> **COLLECTED DATA**:
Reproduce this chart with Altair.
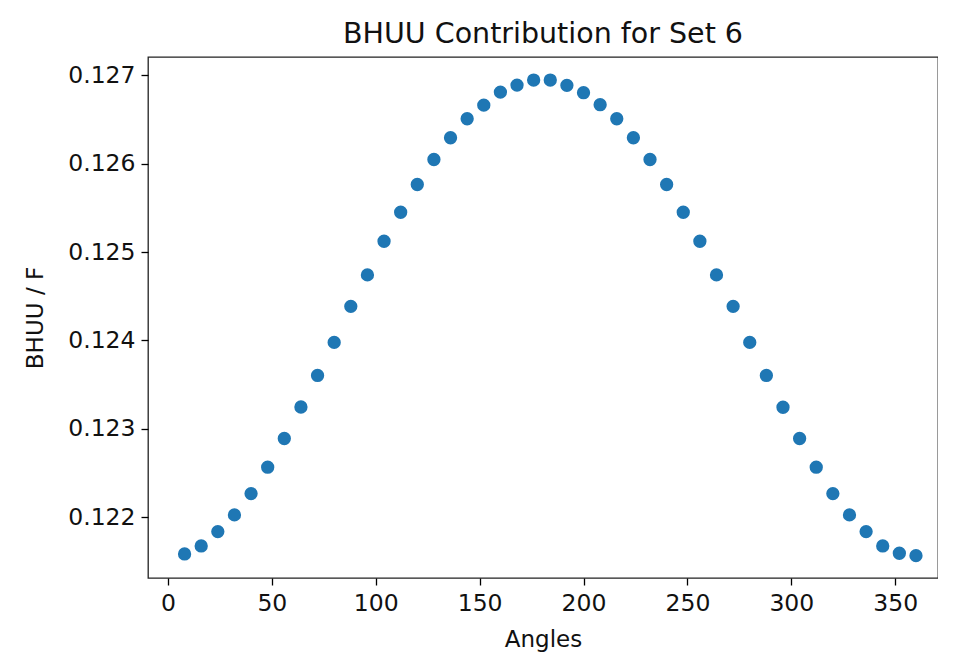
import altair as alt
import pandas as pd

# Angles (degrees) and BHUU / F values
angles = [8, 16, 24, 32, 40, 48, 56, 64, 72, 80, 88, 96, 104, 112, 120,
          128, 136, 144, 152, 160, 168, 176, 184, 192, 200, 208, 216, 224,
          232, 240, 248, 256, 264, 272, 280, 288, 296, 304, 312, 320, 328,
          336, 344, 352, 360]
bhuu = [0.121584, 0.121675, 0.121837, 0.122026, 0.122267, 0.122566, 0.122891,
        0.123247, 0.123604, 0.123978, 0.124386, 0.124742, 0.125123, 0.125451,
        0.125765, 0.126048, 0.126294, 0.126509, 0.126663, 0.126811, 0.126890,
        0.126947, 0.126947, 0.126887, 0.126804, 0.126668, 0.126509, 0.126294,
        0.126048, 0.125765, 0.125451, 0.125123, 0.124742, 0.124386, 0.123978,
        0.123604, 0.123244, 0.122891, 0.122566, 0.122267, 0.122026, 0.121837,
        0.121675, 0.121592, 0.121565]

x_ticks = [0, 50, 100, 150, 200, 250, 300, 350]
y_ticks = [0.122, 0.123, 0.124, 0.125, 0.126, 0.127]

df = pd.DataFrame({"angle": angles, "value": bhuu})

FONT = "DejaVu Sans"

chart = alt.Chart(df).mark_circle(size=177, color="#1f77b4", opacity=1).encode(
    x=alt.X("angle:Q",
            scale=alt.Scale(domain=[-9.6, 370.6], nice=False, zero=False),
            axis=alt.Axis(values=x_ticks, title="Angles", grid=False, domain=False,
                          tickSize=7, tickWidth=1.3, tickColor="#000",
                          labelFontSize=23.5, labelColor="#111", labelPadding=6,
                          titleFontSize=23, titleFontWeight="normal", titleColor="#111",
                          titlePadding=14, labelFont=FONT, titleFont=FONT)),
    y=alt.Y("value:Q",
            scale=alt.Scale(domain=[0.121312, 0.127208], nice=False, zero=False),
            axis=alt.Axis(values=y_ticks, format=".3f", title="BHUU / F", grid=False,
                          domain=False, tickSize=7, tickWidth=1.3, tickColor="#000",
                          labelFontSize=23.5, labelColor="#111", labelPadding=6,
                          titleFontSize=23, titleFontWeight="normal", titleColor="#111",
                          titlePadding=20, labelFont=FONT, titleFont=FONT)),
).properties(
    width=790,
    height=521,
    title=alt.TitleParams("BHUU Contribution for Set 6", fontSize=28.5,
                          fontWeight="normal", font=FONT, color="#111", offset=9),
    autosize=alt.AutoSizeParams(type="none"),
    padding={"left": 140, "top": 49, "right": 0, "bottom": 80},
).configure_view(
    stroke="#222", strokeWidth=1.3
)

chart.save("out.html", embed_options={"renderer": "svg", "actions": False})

> **STATED GOAL**: Across the data above, how many lines include the word "chart"? Give only the count.

> **SOLUTION TO THIS TASK**: 3